Queenslander Katherine Johnson combined her two loves, writing and biology, to become a science journalist. And although she’s moved into fiction, she’s not left her love of marine biology and nature behind as her latest novel, The Better Son, evokes strong imagery of the beautiful but harsh landscape of hidden caves and unforgiving terrain.
The Better Son
by Katherine Johnson
Published by Ventura Distribution
on October 1st 2016
Source: Ventura Press
Genres: General Fiction, Literary Fiction
1952. Tasmania. The beautiful green, rolling hills of the dairy town Mole Creek have a dark underside — a labyrinthine underworld of tunnels that stretch for countless miles, caverns the size of cathedrals and underground rivers that flood after heavy rain. The caves are dangerous places, forbidden to children. But this is Tasmania — an island at the end of the earth. Here, rules are made to be broken.
For two young brothers, a hidden cave a short walk from the family farm seems the perfect escape from their abusive, shell-shocked father — until the older brother goes missing. Fearful of his father, the younger and more vulnerable Kip lies about what happened. It is a decision that will haunt him his whole life.

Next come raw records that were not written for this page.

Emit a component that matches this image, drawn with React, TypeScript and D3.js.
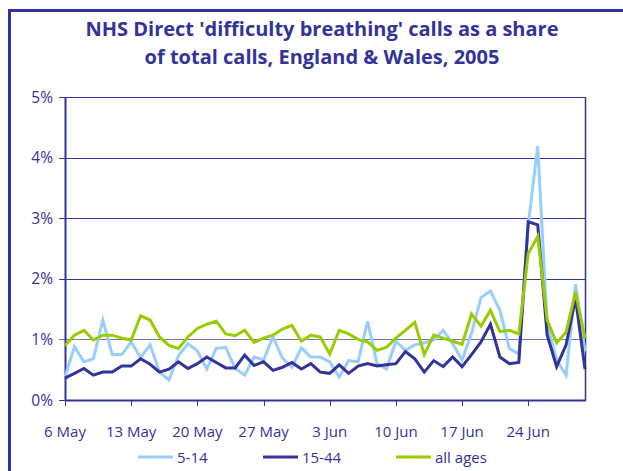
import React, { useEffect, useRef } from 'react';
import * as d3 from 'd3';

// daily values, 6 May - 30 Jun 2005 (% of total calls)
const firstDay = new Date(2005, 4, 6);
const lastDay = new Date(2005, 5, 30);

const age5to14 = [
  0.38, 0.88, 0.63, 0.68, 1.32, 0.75, 0.75, 0.96, 0.70, 0.91, 0.46, 0.33, 0.73, 0.93,
  0.81, 0.51, 0.85, 0.87, 0.52, 0.41, 0.71, 0.66, 1.04, 0.69, 0.54, 0.86, 0.71, 0.71,
  0.63, 0.38, 0.65, 0.63, 1.30, 0.60, 0.51, 0.97, 0.82, 0.91, 0.94, 0.99, 1.15, 0.93,
  0.66, 1.10, 1.69, 1.80, 1.48, 0.85, 0.76, 2.90, 4.19, 1.25, 0.66, 0.41, 1.91, 0.80,
];

const age15to44 = [
  0.36, 0.44, 0.52, 0.41, 0.46, 0.46, 0.56, 0.56, 0.68, 0.59, 0.46, 0.51, 0.63, 0.52,
  0.60, 0.71, 0.62, 0.53, 0.53, 0.74, 0.57, 0.63, 0.49, 0.54, 0.62, 0.51, 0.60, 0.46,
  0.44, 0.58, 0.44, 0.56, 0.60, 0.56, 0.58, 0.60, 0.80, 0.68, 0.46, 0.65, 0.55, 0.71,
  0.55, 0.75, 0.96, 1.25, 0.71, 0.60, 0.62, 2.94, 2.89, 1.07, 0.55, 0.91, 1.68, 0.51,
];

const allAges = [
  0.90, 1.07, 1.15, 0.99, 1.07, 1.07, 1.02, 0.99, 1.39, 1.32, 1.04, 0.90, 0.85, 1.04,
  1.18, 1.25, 1.30, 1.09, 1.06, 1.15, 0.95, 1.02, 1.07, 1.17, 1.23, 0.97, 1.07, 1.04,
  0.76, 1.15, 1.09, 1.00, 0.96, 0.82, 0.87, 1.02, 1.15, 1.28, 0.75, 1.07, 1.02, 0.97,
  0.92, 1.42, 1.22, 1.48, 1.13, 1.15, 1.09, 2.42, 2.70, 1.32, 0.94, 1.12, 1.78, 1.02,
];

const seriesNames = ['5-14', '15-44', 'all ages'];
const seriesColors = ['#99ccff', '#333399', '#99cc00'];
const yTicks = [0, 1, 2, 3, 4, 5];
const xTickLabels = ['6 May', '13 May', '20 May', '27 May', '3 Jun', '10 Jun', '17 Jun', '24 Jun'];

const navy = '#333399';
const font = "'Open Sans', 'DejaVu Sans', sans-serif";

const App = () => {
  const ref = useRef(null);

  useEffect(() => {
    const svg = d3.select(ref.current);
    svg.selectAll('*').remove();

    const left = 65, right = 585, top = 97, bottom = 400;

    const days = d3.timeDay.range(firstDay, d3.timeDay.offset(lastDay, 1));
    const x = d3.scaleTime().domain([firstDay, lastDay]).range([left, right]);
    const y = d3.scaleLinear().domain([0, 5]).range([bottom, top]);

    // outer frame
    svg.append('rect')
      .attr('x', 9.5).attr('y', 10.5)
      .attr('width', 700).attr('height', 600)
      .attr('fill', 'white')
      .attr('stroke', navy)
      .attr('stroke-width', 3);

    // title
    const title = svg.append('text')
      .attr('text-anchor', 'middle')
      .attr('fill', navy)
      .attr('font-family', font)
      .attr('font-weight', 700)
      .attr('font-size', 20);
    title.append('tspan').attr('x', 322).attr('y', 36).text("NHS Direct 'difficulty breathing' calls as a share");
    title.append('tspan').attr('x', 322).attr('y', 64).text('of total calls, England & Wales, 2005');

    // grid lines + y ticks
    svg.append('g').selectAll('line')
      .data(yTicks)
      .enter().append('line')
      .attr('x1', left - 6).attr('x2', right)
      .attr('y1', d => Math.round(y(d)) + 0.5)
      .attr('y2', d => Math.round(y(d)) + 0.5)
      .attr('stroke', d => d === 1 ? '#7777bb' : navy)
      .attr('stroke-width', 1);

    svg.append('g').selectAll('text')
      .data(yTicks)
      .enter().append('text')
      .attr('x', 53)
      .attr('y', d => y(d) + 5.5)
      .attr('text-anchor', 'end')
      .attr('fill', navy)
      .attr('font-family', font)
      .attr('font-size', 15.5)
      .text(d => d + '%');

    // plot frame
    svg.append('line')
      .attr('x1', left + 0.5).attr('x2', left + 0.5)
      .attr('y1', top).attr('y2', bottom + 1)
      .attr('stroke', navy).attr('stroke-width', 2);
    svg.append('line')
      .attr('x1', right + 0.5).attr('x2', right + 0.5)
      .attr('y1', top).attr('y2', bottom + 1)
      .attr('stroke', navy).attr('stroke-width', 1.5);
    svg.append('line')
      .attr('x1', left).attr('x2', right + 1)
      .attr('y1', bottom + 0.5).attr('y2', bottom + 0.5)
      .attr('stroke', navy).attr('stroke-width', 2);

    // x ticks, one a week
    const xTicks = days.filter((d, i) => i % 7 === 0).slice(0, xTickLabels.length);
    svg.append('g').selectAll('line')
      .data(xTicks)
      .enter().append('line')
      .attr('x1', d => Math.round(x(d)) + 0.5)
      .attr('x2', d => Math.round(x(d)) + 0.5)
      .attr('y1', bottom).attr('y2', bottom + 6)
      .attr('stroke', navy);

    svg.append('g').selectAll('text')
      .data(xTicks)
      .enter().append('text')
      .attr('x', d => x(d))
      .attr('y', 437)
      .attr('text-anchor', 'middle')
      .attr('fill', navy)
      .attr('font-family', font)
      .attr('font-size', 15)
      .text((d, i) => xTickLabels[i]);

    // series
    const allSeries = [age5to14, age15to44, allAges];
    const line = d3.line()
      .x((d, i) => x(days[i]))
      .y(d => y(d));

    svg.append('g').selectAll('path')
      .data(allSeries)
      .enter().append('path')
      .attr('fill', 'none')
      .attr('stroke', (d, i) => seriesColors[i])
      .attr('stroke-width', 3)
      .attr('stroke-linejoin', 'miter')
      .attr('d', d => line(d));

    // legend
    const legendX = [138, 263, 396];
    const legend = svg.append('g').selectAll('g')
      .data(seriesNames)
      .enter().append('g')
      .attr('transform', (d, i) => `translate(${legendX[i]}, 457)`);
    legend.append('line')
      .attr('x1', 0).attr('x2', 35)
      .attr('y1', 0).attr('y2', 0)
      .attr('stroke', (d, i) => seriesColors[i])
      .attr('stroke-width', 3);
    legend.append('text')
      .attr('x', 39)
      .attr('y', 5.5)
      .attr('fill', navy)
      .attr('font-family', font)
      .attr('font-size', 15)
      .text(d => d);
  }, []);

  return (
    <svg
      ref={ref}
      width={623}
      height={471}
      style={{ position: 'absolute', left: 0, top: 0, background: 'white' }}
    />
  );
};

export default App;
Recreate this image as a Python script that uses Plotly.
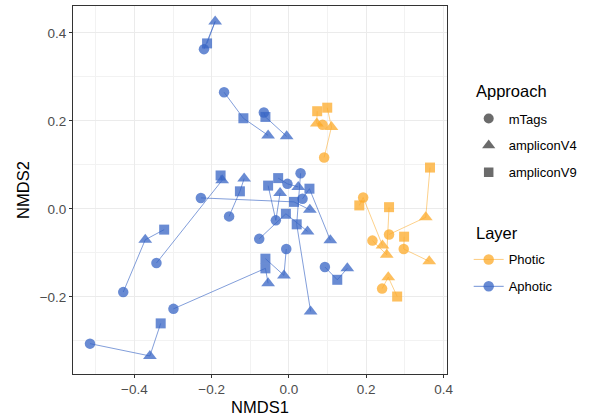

Fifty years later, Kip — now an award-winning scientist — has a young son of his own, but cannot look him without seeing his lost brother, Tommy. On a mission of atonement, he returns to the cave they called Kubla to discover if it’s ever too late to have a second chance. To go back and set things right. To be the father you never had.
Johnson firstly introduces us to an adult Kip. He’s about to turn 60 and has a younger wife and young son. After living overseas most of his adult life, with minimal visits home, he’s back in Tasmania… searching for some kind of redemption.
Almost immediately we’re taken back to Kip’s childhood on the family farm. It’s the 1950s and Kip’s father Harold took over the farm when his cousin was killed during the war. Harold was the sole survivor of his small squad – it’s something he doesn’t talk about and Kip’s mother Jess says Harold returned a different man. One prone to violence and mood swings.
Harold very obviously favours Kip’s older brother Tommy who – in his father’s eyes – can do no wrong. There’s an obvious undercurrent here and it’s relatively easy to predict why Harold’s so indifferent to Kip.
Fortunately Kip’s mother is a kind and patient woman – passionate about reading and learning – and Kip’s inherited her consideration and sensitivity. And then there’s Squid, only 18 when he arrives a Mole Creek, a farmhand who lost his own father and feels protective towards Kip in particular.
Kip and Tommy’s parents warn them against the town’s ‘dark subterranean underbelly’. And it’s a warning they take literally as Mole Creek is built on limestone…
..the sinkholes that pock-marked paddocks–apparently solid ground–could give way at a moment’s notice. Not even that. p. 33
But of course all of the children of Mole Creek dream of discovering their very own Aladdin’s cave; one which won’t be blocked off by authorities and rendered out of bounds.
Johnson does a wonderful job of placing readers in the cavernous terrain, complete with stalagmites and a sense of danger which drives the boys even more.
There’s a sense of foreboding as we wait for the tragedy. We’ve been warned about it by the adult Kip (and backcover blurb of course), and we’re there as young Kip’s torn between his fear of his father and love for his brother.
We spend quite a bit of time with the nine-year old Kip and then Johnson fast-forwards a little. We learn of adult Kip’s passion for biocontrol, environmental protection and alternatives to pesticides. He receives acclaim – renown and prizes – yet still his father remains immune to his youngest son’s achievements.
Eventually we return to the now, and we learn Kip’s marriage is struggling under the weight of past secrets. He’s depressed and distracted. And he decides it’s time to seek redemption.
I liked that Johnson doesn’t shy away from the thorny subjects of regret, forgiveness and redemption. She doesn’t throw Kip a bone allowing him to be blameless. Fifty-nine year old Kip’s discoveries don’t let him off the hook and I appreciated Johnson not taking the easy way out.
Johnson’s background in biology pervades this novel and those interested in fauna and flora and stuff will be in awe. I’m not a particularly visual person but her descriptions of the landscape, and its beauty and dangers is exceedingly realistic and places us firmly in its midst.
But the book’s about families and relationships. It’s about secrets and lies; when they get out of control and our ability to rein them in. And it’s about the impact they have on the rest of our lives.
As I read the book I wrote a comment about parents screwing up their kids’ heads for years to come. Kip’s desperation to please his father was painful to observe.
Interestingly though I liked young Kip, I didn’t particularly engage with adult Kip. Whether our time together was too short or because I only met him when he was desperate and damaged, I’m not sure. It’s probably the only real weakness in the novel for me… that lack of connection and my disinterest in his fate.
But overall this novel is quintessentially Australian, featuring a complex family drama fraught with secrets and lies and told within a evocative and dangerous landscape.
The Better Son by Katherine Johnson was published in Australia by Ventura Press and is now available.
I received a copy of this book from the publisher for review purposes.